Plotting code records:
________

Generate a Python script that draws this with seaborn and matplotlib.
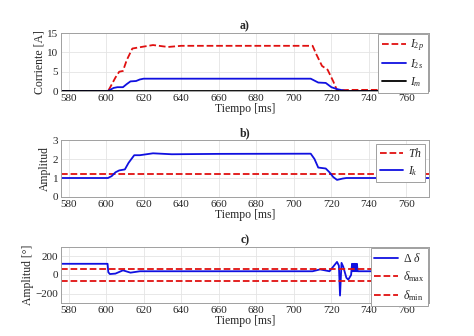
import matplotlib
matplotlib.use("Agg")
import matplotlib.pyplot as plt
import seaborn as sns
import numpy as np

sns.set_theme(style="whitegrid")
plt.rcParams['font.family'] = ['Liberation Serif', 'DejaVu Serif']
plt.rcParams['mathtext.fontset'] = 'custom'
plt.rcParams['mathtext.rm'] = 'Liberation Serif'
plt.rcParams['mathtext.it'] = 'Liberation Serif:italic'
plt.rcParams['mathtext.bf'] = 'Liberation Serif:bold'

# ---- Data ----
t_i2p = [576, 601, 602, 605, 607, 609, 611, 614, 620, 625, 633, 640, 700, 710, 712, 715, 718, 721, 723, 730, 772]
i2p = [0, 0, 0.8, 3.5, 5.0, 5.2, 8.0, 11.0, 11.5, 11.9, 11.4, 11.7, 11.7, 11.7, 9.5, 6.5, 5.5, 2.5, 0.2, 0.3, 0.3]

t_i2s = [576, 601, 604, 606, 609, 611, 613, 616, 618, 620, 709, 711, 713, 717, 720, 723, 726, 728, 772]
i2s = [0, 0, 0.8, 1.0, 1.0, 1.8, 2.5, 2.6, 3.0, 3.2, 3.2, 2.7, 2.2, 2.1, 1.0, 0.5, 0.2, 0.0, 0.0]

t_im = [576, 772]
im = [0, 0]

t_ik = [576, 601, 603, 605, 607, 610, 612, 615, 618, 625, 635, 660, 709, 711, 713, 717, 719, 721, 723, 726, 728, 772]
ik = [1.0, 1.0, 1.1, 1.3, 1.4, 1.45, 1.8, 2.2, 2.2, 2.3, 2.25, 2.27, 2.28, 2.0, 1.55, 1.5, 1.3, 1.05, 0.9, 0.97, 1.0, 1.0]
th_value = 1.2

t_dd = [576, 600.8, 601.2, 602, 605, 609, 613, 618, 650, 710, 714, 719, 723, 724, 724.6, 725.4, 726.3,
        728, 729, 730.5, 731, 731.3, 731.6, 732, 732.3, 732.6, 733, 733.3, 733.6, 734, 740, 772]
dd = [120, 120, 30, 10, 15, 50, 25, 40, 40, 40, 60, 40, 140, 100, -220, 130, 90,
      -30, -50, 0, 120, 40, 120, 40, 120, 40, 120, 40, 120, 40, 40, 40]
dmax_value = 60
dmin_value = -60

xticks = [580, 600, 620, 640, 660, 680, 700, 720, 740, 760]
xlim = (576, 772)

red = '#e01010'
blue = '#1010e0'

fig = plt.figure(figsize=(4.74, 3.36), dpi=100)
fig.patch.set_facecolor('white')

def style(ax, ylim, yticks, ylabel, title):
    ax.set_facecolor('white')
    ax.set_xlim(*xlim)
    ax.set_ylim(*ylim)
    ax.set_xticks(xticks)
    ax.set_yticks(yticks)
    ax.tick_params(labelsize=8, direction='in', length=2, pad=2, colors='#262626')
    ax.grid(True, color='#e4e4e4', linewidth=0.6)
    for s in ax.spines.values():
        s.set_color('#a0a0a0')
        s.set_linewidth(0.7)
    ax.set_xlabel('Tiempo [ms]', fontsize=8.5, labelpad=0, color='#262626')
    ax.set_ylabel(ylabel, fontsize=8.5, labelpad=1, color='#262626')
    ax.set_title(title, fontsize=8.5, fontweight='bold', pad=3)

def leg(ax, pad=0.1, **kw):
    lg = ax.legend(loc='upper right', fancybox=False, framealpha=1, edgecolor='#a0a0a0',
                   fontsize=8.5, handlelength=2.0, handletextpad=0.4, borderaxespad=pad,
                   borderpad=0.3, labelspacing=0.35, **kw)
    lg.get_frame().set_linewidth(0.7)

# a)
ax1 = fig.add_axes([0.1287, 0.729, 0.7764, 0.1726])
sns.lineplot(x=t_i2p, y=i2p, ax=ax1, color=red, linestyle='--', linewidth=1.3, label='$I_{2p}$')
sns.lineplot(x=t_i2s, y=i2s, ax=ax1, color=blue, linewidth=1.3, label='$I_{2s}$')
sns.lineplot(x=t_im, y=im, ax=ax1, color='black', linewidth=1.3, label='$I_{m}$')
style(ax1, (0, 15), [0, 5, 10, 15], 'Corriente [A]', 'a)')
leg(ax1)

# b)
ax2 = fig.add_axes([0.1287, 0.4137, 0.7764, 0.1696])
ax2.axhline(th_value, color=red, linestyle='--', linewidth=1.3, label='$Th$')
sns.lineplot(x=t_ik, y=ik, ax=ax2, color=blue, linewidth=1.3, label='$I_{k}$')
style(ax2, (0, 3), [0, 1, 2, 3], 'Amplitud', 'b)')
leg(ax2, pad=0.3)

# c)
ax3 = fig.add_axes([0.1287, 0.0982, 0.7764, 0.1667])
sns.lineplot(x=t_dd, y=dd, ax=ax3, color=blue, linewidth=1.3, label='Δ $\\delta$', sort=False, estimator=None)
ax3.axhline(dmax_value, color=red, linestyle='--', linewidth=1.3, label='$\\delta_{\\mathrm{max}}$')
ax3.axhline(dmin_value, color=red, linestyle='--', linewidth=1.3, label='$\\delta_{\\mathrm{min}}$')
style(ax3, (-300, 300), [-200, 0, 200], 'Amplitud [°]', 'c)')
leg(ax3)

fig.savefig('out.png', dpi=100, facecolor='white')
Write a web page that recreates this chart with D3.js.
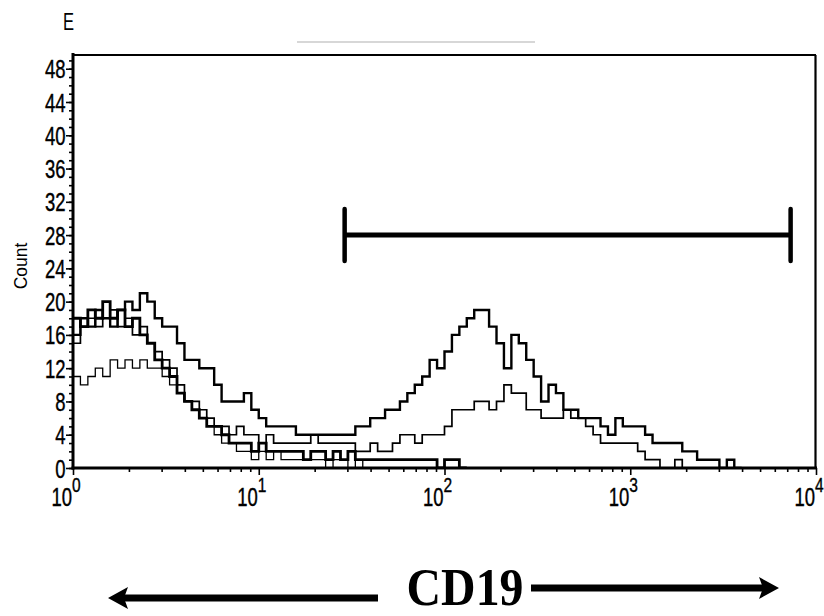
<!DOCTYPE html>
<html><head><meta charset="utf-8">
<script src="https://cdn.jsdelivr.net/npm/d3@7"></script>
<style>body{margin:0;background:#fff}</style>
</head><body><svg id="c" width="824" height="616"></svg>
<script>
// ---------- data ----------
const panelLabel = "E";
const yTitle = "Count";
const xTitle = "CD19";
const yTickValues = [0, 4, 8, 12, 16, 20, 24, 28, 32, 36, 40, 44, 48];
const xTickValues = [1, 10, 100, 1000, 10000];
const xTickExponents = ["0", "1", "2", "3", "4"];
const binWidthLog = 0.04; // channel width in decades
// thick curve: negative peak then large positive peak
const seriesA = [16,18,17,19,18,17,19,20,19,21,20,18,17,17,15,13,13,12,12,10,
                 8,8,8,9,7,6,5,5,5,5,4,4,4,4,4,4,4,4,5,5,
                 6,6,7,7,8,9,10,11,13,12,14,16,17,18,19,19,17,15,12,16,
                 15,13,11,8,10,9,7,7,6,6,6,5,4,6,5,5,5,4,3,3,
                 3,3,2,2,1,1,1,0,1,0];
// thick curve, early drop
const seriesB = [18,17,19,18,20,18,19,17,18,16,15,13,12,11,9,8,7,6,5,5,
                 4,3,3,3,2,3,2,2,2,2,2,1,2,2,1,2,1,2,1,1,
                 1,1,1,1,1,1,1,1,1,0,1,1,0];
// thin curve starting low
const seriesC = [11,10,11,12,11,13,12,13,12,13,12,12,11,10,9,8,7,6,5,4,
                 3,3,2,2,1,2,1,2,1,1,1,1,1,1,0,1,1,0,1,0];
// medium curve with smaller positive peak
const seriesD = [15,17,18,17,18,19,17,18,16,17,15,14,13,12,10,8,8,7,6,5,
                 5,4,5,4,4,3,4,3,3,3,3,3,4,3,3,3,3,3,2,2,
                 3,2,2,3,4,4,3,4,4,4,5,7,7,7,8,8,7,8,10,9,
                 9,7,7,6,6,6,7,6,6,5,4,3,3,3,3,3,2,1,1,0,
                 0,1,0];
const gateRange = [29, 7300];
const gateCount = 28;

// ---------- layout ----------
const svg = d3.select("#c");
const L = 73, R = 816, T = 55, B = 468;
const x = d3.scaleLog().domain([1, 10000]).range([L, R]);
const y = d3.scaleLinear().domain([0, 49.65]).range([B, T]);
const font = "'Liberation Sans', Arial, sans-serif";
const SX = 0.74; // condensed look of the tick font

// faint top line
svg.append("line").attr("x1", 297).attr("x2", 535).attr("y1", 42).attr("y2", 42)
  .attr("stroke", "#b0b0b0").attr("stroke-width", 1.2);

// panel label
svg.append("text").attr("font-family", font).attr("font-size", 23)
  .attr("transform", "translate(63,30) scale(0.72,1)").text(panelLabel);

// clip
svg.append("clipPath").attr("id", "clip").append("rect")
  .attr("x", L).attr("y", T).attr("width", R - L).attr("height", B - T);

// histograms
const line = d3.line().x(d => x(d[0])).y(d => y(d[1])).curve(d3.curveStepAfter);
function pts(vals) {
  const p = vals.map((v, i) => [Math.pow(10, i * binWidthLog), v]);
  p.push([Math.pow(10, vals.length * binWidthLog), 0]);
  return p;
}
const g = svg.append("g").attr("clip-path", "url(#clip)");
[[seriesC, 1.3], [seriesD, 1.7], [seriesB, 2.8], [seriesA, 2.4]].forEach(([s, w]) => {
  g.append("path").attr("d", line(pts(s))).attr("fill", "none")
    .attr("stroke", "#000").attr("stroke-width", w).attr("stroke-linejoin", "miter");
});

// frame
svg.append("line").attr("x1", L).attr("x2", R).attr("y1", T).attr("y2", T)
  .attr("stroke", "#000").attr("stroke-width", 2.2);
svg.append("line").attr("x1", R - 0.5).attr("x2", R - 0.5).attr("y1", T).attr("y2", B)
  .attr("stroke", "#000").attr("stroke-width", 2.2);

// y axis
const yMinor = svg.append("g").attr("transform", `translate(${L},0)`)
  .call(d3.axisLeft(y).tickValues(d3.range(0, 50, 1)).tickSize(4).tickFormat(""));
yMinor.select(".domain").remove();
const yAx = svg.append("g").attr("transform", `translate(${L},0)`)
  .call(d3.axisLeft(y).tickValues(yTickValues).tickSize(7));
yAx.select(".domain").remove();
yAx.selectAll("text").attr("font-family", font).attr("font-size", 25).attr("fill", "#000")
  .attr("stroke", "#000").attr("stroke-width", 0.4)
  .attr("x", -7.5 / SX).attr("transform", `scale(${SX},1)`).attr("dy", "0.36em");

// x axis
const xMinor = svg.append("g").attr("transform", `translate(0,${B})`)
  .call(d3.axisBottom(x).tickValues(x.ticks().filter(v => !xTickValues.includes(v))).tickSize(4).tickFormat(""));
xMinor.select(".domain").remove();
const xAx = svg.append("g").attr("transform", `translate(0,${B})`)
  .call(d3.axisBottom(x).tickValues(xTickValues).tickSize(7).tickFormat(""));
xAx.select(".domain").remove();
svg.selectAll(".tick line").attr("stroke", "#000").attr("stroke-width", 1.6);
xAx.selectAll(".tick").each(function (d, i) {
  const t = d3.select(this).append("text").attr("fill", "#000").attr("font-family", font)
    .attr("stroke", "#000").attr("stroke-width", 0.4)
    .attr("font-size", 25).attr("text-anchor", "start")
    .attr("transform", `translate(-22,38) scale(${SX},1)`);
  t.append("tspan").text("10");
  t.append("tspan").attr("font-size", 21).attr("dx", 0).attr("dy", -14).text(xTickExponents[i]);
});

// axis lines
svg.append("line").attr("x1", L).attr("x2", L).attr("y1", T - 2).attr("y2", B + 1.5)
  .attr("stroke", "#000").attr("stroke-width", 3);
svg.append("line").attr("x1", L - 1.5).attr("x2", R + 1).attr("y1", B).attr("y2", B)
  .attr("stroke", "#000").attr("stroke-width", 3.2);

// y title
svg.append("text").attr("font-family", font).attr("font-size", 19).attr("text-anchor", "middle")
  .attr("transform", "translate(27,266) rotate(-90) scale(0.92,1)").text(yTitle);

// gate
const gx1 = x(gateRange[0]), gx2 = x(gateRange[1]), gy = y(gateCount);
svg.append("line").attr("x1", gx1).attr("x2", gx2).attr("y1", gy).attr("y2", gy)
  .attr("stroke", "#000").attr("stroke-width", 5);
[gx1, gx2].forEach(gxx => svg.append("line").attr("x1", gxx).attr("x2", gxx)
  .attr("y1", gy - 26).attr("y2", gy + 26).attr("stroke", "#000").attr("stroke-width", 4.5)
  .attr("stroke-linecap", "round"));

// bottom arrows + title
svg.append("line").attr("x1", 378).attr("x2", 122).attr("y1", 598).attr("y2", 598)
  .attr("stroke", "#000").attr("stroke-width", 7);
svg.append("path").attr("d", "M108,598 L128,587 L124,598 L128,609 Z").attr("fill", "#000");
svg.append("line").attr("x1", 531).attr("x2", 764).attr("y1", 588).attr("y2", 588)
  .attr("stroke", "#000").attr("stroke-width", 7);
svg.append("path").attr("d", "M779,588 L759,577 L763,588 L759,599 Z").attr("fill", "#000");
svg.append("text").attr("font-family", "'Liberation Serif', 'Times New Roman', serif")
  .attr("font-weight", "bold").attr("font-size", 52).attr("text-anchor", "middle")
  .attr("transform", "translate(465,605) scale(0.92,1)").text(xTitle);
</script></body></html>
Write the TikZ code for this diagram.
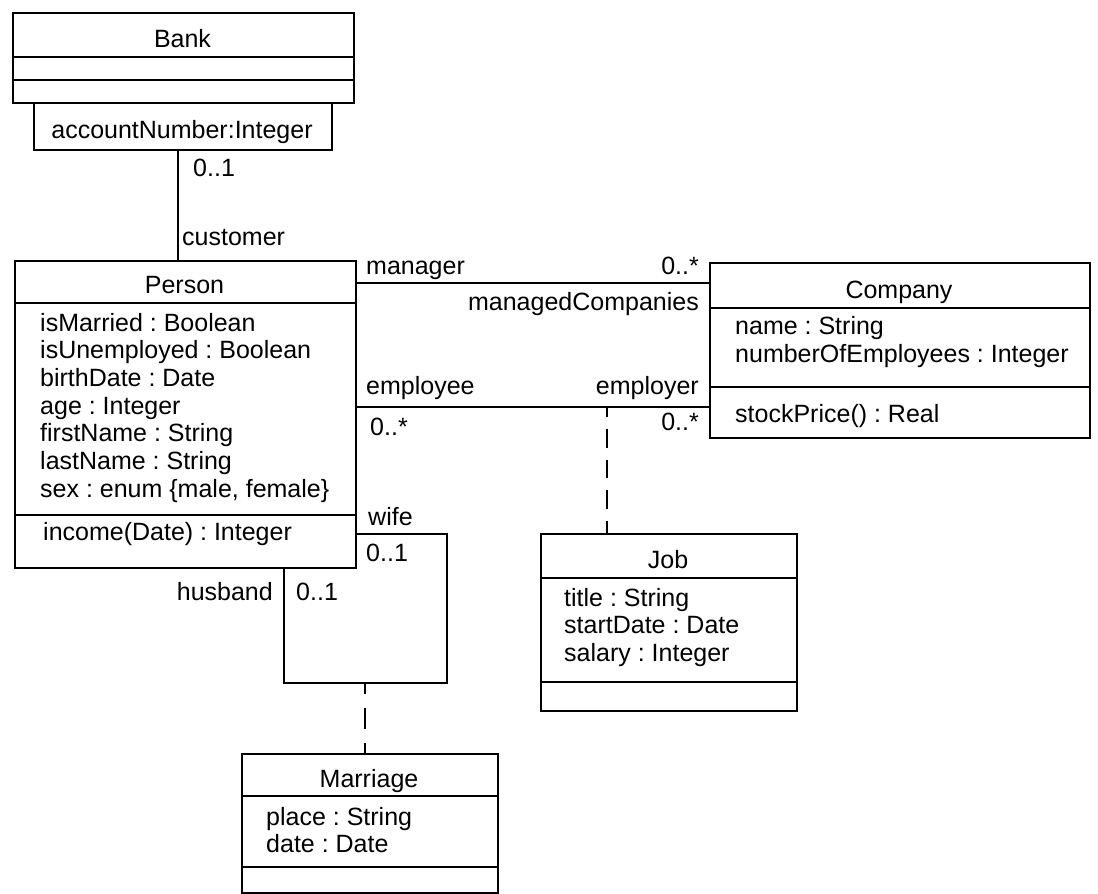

________

### Written instruction
Write out again, exactly, the lines from the start of the listing up to the line containing "0.2, 0.3, 0.3]", with both ends and without pictures.

### Task result
Generate a Python script that draws this with seaborn and matplotlib.
import matplotlib
matplotlib.use("Agg")
import matplotlib.pyplot as plt
import seaborn as sns
import numpy as np

sns.set_theme(style="whitegrid")
plt.rcParams['font.family'] = ['Liberation Serif', 'DejaVu Serif']
plt.rcParams['mathtext.fontset'] = 'custom'
plt.rcParams['mathtext.rm'] = 'Liberation Serif'
plt.rcParams['mathtext.it'] = 'Liberation Serif:italic'
plt.rcParams['mathtext.bf'] = 'Liberation Serif:bold'

# ---- Data ----
t_i2p = [576, 601, 602, 605, 607, 609, 611, 614, 620, 625, 633, 640, 700, 710, 712, 715, 718, 721, 723, 730, 772]
i2p = [0, 0, 0.8, 3.5, 5.0, 5.2, 8.0, 11.0, 11.5, 11.9, 11.4, 11.7, 11.7, 11.7, 9.5, 6.5, 5.5, 2.5, 0.2, 0.3, 0.3]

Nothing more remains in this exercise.